→ WORK INSTRUCTIONS: Pull every line that holds the word "seaborn" from the entries.

→ MATERIAL FOR THE TASK:
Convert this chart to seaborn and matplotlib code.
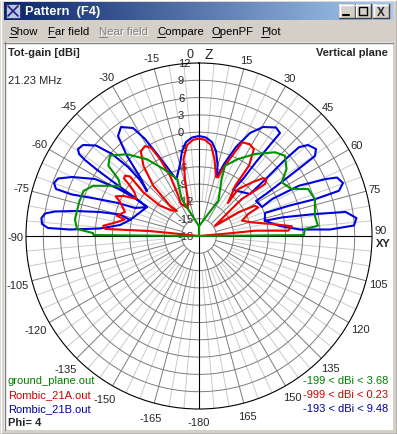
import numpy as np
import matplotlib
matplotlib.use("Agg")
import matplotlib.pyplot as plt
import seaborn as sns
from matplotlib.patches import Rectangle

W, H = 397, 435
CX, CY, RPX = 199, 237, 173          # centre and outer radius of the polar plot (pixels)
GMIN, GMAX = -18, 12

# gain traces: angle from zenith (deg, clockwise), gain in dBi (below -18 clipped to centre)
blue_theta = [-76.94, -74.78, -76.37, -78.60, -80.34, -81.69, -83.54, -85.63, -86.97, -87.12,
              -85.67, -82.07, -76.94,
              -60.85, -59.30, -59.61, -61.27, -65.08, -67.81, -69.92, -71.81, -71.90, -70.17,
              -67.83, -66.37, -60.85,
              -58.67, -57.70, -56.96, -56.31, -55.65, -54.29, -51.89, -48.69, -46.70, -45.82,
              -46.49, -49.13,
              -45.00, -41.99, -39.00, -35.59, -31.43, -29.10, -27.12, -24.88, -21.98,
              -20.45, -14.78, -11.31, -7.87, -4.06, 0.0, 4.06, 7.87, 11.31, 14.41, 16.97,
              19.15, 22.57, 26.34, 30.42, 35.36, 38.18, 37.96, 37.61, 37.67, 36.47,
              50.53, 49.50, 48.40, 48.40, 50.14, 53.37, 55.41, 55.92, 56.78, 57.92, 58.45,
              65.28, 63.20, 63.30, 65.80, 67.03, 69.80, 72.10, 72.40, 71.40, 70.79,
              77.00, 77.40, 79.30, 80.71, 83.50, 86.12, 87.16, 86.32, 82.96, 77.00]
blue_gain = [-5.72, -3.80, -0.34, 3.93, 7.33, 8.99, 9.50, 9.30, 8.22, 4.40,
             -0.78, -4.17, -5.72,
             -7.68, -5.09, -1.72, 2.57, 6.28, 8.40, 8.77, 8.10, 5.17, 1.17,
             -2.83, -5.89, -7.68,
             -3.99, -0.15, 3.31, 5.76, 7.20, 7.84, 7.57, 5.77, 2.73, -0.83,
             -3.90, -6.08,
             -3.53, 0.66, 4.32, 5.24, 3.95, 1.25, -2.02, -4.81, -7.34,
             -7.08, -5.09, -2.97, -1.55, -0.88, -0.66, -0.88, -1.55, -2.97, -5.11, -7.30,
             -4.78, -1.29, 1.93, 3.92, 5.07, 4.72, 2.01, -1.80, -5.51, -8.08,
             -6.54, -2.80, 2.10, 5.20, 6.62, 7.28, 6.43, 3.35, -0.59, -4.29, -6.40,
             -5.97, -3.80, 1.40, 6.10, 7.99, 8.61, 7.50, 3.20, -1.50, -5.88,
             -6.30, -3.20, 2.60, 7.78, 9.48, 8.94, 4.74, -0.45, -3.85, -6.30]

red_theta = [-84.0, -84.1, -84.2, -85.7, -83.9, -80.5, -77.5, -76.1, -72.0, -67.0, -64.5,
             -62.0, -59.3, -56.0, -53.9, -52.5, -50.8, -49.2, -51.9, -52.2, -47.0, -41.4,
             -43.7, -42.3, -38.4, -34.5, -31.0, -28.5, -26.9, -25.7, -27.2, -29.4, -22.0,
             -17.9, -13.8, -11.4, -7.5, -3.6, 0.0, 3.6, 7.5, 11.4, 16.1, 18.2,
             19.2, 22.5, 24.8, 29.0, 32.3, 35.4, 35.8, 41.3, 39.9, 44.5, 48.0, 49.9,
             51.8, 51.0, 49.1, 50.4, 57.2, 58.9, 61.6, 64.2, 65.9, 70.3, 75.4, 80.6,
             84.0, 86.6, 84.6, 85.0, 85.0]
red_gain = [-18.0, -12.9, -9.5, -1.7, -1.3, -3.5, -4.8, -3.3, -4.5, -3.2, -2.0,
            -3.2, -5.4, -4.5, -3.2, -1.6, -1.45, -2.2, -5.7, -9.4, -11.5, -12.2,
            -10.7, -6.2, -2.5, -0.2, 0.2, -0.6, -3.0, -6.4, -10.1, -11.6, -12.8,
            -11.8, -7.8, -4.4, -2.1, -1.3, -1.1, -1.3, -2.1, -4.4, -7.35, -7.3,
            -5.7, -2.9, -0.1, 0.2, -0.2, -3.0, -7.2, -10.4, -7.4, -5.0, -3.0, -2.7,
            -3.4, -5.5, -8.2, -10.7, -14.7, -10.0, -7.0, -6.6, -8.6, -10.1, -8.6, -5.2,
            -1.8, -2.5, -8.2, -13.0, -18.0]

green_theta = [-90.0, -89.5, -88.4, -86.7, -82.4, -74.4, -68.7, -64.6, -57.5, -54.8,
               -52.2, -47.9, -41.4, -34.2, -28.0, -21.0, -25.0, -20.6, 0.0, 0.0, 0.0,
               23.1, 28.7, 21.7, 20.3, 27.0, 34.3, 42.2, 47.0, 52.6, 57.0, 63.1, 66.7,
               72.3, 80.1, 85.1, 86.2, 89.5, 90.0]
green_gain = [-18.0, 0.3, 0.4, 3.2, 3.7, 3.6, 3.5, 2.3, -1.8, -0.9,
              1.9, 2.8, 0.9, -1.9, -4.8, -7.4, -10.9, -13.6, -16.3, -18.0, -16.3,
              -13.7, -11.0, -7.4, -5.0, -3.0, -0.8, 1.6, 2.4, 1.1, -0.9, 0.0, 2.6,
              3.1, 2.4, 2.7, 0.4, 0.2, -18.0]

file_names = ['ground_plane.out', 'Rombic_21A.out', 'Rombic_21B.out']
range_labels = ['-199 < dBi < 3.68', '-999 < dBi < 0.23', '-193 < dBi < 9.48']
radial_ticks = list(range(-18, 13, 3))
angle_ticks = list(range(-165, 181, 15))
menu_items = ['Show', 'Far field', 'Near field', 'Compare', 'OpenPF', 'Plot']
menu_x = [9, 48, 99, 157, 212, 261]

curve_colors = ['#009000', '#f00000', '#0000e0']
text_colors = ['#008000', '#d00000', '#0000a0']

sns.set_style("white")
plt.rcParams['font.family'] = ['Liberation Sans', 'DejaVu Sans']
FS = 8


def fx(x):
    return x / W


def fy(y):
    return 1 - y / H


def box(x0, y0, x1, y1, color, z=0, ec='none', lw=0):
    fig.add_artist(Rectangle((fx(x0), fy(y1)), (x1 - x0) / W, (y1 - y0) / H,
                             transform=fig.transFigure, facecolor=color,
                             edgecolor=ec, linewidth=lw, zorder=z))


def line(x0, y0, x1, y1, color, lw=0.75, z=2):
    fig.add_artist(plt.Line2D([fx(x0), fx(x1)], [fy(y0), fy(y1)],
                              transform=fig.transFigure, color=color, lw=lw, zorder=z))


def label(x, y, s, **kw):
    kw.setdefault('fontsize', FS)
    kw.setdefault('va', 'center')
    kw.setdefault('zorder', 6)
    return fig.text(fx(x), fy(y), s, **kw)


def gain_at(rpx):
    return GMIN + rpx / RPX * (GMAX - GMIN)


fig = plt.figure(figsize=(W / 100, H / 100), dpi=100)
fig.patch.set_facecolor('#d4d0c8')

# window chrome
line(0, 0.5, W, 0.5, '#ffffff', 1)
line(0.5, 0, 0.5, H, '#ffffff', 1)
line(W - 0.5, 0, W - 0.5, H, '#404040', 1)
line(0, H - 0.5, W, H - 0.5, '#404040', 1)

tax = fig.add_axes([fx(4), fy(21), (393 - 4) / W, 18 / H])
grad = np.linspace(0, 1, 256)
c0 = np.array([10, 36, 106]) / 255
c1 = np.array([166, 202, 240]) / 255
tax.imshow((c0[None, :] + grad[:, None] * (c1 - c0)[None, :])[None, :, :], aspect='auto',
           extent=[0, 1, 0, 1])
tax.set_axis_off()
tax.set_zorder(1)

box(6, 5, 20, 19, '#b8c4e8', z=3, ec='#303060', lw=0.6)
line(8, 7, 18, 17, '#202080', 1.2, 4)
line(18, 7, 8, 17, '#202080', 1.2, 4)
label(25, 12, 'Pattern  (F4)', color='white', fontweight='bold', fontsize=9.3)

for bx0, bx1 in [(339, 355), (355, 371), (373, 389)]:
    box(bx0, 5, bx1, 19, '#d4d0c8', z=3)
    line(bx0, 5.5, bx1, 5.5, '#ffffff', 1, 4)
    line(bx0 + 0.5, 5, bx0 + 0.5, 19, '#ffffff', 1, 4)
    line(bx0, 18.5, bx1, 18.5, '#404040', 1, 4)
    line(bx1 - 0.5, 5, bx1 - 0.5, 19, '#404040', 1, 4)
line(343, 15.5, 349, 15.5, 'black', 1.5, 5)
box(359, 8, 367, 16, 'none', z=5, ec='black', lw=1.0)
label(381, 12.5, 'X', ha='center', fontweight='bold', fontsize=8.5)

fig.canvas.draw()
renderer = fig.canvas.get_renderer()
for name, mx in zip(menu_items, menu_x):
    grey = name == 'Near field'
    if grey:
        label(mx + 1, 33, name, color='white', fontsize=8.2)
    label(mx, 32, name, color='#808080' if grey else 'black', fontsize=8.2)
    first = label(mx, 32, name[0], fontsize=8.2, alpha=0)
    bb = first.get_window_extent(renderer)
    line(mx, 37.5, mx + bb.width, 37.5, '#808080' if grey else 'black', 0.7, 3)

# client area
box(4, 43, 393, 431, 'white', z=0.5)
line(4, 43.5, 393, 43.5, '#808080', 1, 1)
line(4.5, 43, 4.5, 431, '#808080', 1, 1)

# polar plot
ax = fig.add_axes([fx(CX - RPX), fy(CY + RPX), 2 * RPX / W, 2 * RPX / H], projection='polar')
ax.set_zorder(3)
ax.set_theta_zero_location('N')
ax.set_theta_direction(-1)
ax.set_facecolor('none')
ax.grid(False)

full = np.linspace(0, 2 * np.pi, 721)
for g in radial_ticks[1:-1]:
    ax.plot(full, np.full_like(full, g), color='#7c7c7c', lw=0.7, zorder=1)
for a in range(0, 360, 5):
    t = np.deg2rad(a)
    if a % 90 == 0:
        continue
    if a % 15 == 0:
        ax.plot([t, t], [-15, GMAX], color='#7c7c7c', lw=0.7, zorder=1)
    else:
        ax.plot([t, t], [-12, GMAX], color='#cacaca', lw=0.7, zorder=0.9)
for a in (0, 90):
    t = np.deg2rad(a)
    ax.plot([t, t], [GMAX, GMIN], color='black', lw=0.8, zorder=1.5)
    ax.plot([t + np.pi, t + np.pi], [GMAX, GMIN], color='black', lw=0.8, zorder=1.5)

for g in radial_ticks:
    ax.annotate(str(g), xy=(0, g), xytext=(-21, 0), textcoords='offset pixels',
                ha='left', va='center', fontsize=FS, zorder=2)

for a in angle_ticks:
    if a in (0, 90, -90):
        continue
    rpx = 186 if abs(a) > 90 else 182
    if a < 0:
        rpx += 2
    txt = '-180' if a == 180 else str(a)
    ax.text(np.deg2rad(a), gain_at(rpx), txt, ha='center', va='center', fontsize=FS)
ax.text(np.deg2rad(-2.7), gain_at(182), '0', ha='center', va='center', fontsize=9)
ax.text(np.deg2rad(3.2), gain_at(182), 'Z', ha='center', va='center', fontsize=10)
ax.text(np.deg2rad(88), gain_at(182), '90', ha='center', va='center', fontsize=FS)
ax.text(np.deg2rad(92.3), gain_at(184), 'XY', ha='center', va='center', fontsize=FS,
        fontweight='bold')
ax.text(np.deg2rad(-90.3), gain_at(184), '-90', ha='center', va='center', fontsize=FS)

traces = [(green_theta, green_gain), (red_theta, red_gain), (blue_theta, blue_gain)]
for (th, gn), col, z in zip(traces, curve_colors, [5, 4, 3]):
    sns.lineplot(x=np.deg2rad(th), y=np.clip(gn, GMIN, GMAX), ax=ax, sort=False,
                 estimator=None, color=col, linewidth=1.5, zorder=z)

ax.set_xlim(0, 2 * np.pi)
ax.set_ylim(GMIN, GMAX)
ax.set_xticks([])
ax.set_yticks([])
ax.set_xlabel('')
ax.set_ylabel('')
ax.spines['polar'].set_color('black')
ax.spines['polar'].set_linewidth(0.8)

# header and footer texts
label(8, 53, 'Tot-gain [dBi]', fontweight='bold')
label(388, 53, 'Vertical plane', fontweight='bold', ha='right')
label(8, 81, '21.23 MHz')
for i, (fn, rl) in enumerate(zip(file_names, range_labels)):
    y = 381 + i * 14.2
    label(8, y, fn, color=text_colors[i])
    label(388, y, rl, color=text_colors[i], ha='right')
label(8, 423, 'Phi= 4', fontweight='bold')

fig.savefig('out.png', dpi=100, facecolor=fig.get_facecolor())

--

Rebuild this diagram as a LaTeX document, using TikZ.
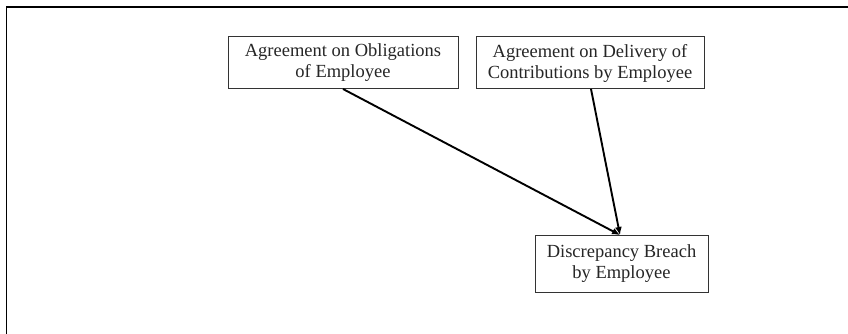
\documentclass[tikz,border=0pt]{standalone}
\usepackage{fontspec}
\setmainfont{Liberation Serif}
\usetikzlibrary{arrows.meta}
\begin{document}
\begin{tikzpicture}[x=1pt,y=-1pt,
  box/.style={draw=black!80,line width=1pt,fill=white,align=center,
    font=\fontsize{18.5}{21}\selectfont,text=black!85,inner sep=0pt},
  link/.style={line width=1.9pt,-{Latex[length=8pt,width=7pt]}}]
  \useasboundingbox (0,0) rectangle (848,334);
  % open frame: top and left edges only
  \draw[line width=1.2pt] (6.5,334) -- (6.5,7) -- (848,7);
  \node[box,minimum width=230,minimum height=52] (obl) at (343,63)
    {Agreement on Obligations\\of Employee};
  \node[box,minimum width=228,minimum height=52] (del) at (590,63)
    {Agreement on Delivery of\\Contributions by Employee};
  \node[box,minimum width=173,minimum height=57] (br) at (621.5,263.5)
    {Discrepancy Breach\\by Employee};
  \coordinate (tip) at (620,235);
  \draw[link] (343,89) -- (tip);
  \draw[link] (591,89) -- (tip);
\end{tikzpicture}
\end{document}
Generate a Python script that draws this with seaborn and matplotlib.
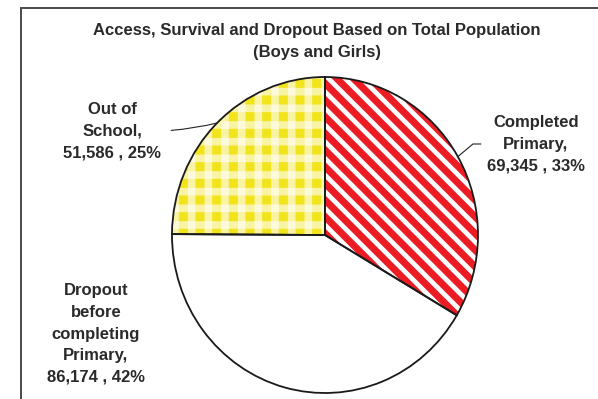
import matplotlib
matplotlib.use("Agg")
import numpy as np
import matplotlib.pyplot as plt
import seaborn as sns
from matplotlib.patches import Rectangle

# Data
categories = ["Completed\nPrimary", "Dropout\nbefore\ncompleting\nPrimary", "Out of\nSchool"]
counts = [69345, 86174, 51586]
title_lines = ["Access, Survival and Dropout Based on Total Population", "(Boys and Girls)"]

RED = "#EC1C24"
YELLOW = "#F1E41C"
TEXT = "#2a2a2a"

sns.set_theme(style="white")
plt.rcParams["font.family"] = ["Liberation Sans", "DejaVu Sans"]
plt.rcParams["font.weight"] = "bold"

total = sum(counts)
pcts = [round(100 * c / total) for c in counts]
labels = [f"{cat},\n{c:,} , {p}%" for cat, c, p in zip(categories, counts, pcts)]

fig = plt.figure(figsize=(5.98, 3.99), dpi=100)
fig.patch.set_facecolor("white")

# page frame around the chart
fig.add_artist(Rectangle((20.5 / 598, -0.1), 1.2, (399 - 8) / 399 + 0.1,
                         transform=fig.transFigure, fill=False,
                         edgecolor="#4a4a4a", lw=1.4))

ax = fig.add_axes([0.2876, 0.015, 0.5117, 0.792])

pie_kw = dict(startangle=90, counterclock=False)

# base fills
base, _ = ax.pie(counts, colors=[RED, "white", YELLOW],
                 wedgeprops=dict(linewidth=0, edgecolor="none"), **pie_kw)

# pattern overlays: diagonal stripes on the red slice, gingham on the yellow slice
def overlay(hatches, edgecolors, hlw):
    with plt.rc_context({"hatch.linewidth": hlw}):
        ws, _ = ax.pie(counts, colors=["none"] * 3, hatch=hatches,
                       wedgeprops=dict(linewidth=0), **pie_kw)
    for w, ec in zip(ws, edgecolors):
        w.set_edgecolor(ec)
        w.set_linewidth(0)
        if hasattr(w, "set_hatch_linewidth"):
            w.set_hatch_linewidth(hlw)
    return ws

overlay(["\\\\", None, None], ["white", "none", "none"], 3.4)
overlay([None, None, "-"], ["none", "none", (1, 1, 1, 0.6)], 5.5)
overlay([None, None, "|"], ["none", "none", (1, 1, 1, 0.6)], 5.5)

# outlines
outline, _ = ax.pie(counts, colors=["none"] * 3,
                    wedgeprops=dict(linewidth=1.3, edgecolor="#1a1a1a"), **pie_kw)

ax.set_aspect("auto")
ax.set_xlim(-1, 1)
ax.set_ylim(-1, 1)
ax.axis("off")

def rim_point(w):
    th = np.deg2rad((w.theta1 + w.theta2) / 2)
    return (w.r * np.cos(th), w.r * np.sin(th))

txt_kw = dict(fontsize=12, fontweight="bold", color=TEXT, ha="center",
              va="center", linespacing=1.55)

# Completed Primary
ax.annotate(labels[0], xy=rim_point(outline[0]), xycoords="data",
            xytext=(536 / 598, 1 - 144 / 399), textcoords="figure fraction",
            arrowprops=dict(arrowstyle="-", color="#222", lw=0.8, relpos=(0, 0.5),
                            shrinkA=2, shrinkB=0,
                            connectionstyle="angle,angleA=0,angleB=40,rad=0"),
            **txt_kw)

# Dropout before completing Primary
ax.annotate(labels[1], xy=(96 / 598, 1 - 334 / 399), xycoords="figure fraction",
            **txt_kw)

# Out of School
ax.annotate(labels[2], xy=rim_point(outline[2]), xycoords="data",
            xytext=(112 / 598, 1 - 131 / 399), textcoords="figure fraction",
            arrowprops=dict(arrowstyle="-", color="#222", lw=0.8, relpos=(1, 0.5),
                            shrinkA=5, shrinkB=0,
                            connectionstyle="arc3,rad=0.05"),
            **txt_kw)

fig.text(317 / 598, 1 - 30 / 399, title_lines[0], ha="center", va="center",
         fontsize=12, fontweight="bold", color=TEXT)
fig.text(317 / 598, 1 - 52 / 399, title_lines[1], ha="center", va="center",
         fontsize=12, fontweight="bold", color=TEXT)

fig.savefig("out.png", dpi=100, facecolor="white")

→ RESPONSE TO THIS EXERCISE:
Convert this chart to seaborn and matplotlib code.
import seaborn as sns
Generate a Python script that draws this with seaborn and matplotlib.
import seaborn as sns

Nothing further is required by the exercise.